オペの難易度と執刀医のレベルを鑑みて、失敗の可能性はゼロに近かった。


「メス」

「はい」

 決まりきった文句とともに、手術が始まる。


 術は何の滞りもなく進んだ。

 異常出血もなく、ミスもなく、たんたんと。


 そして。今。

 前島は問題となっている患部を前にして、前日までのイメージ通りに、その部分に術具を当てた。


あっ――…(しまった)

 

 原因は、安心しきっていた前島の気の緩みか。

 あるいは、前日までのイメージ自体が間違っていたのか。

 それとも、術具に不備があったのか。


 しかし、患部から大量に出血が始まった、目の前の現実と結果はリアルだった。


 患者の前に立つ前島の、その周りをかこむ助手たちの、さらに周りを囲む手術装置が、けたたましくその電子音を鳴らし始めた。


 それまで落ち着きと秩序に包まれていた手術室が、一瞬にして騒音と混沌に襲われた。


 あわただしく動く助手たち。

 前島のこめかみを流れ落ちる汗。

 そして装置の電子音。


 装置の液晶に表示されている数字が少しずつに小さくなっていき、また同じく表示されている波が、その高さを失っていった。


 手術室の中の雰囲気全体が、死という望まれないゴールに向かってその影を黒くしていった。

 


 しかし。

 前島の経験が、実力が、実績が、プライドが、彼に失敗を許さなかった。


「針」

「は、はい」

 助手に出血を止めさせながら、輸血も続け、前島は必死に手を動かす。

 出血に手袋の先は真っ赤に染まっている。

 その血で指先が滑るが、経験豊富な前島にとって、そんなイレギュラーは致命的な要素では(なんでも)なかった。


 数分後。

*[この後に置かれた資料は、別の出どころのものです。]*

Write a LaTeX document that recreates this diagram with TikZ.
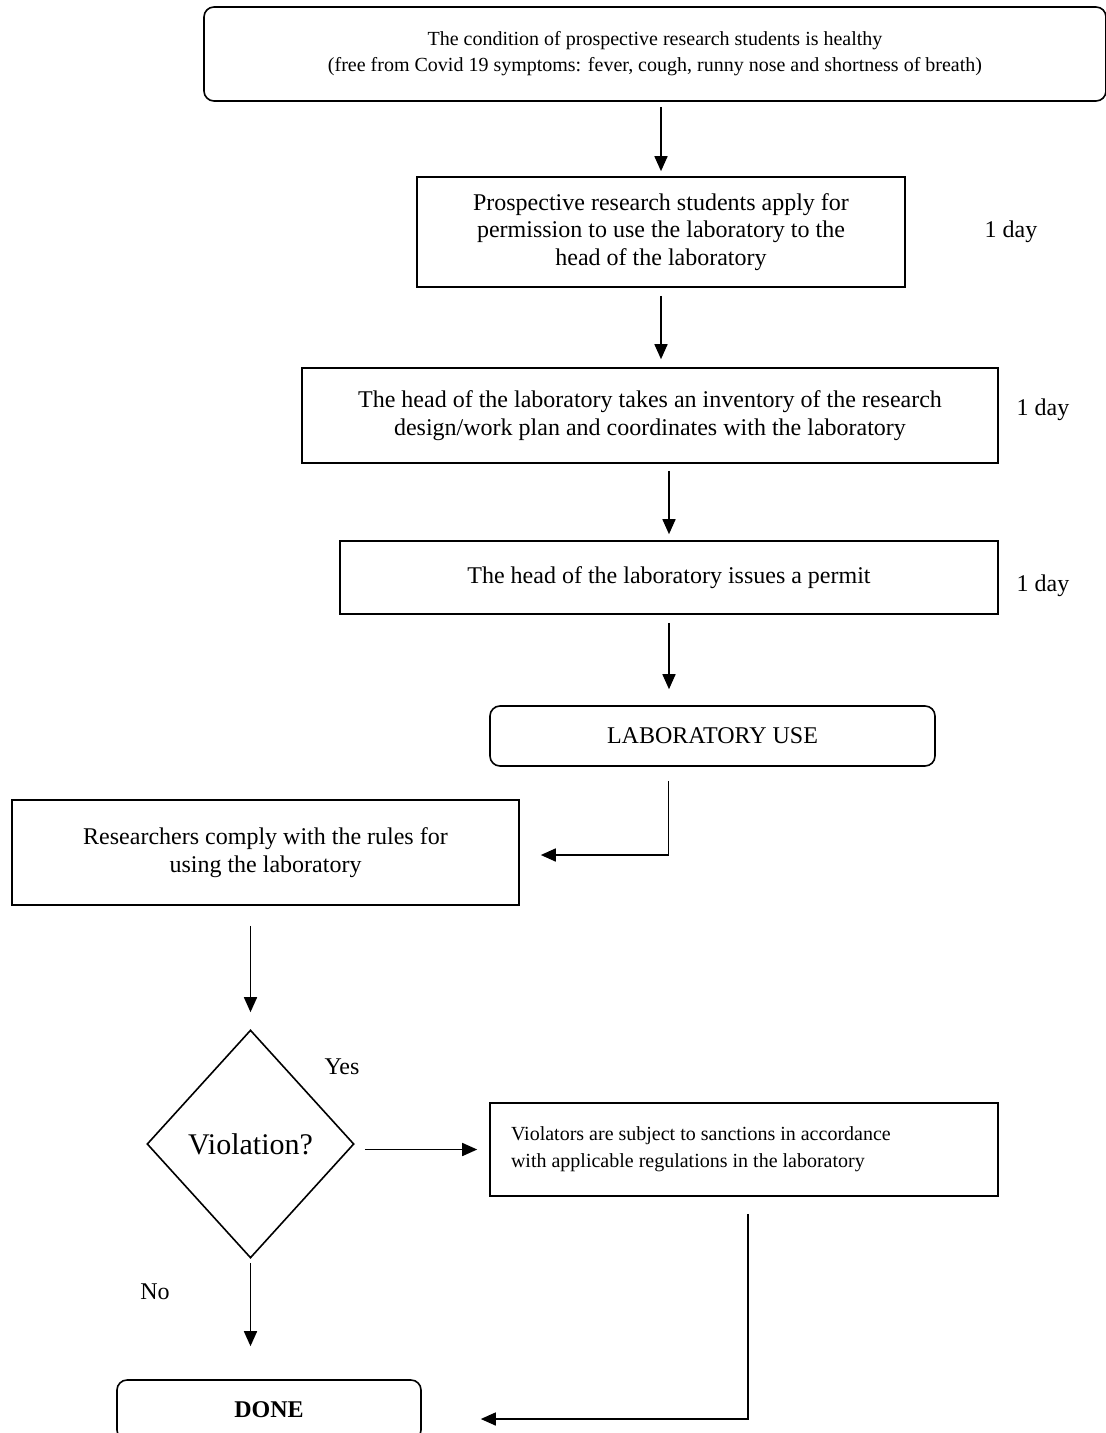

手術室に、音のない歓声が広がり、落ち着きと秩序が舞い戻った。

 残るは簡単でシンプルな処置と最後の縫合だけ。

 前島は安心して、その処置を進め、最後の縫合を終えた。



 手術室を出たところで駆けよってくる患者の家族に笑顔で答え、一礼してその場を去る。

 患者自身からの、あるいはその家族からの、感謝。それが前島がこの仕事を進めている上での最高の喜びだった。

 満足感に包まれ、休憩室で一服の煙草を吸った。





 



 数時間後、患者の容体が急変した。

 緊急に再手術。しかし手遅れで、患者の命は助からなかった。

 血まみれの患部を開いた前島が目にしたのは、難所を乗り越えた前島がそこに残した安心と油断。

 患部に突き刺さる、一本のメスだった。




バッドエンドというものを書いたことがなく、書いてみようと思って書きました。

医療という、ほとんど知識のないことに関して、何も調べずにどこまで書けるかを試す意味でもある習作です。

前書きを上手く使えたら、という思惑のテストでもあります。最初にバッドエンドをネタバレすることの意味。


まず、医療関係の単語、現場、状況ですが、医療モノのドラマを見てのにわか知識でしかないので、間違いなどなどがあると思います。


バッドエンドを書こうと思いましたが、よくあるバッドエンドを書くことはできませんでした。なんとなく、後味の悪い感じだけは出せたと思います。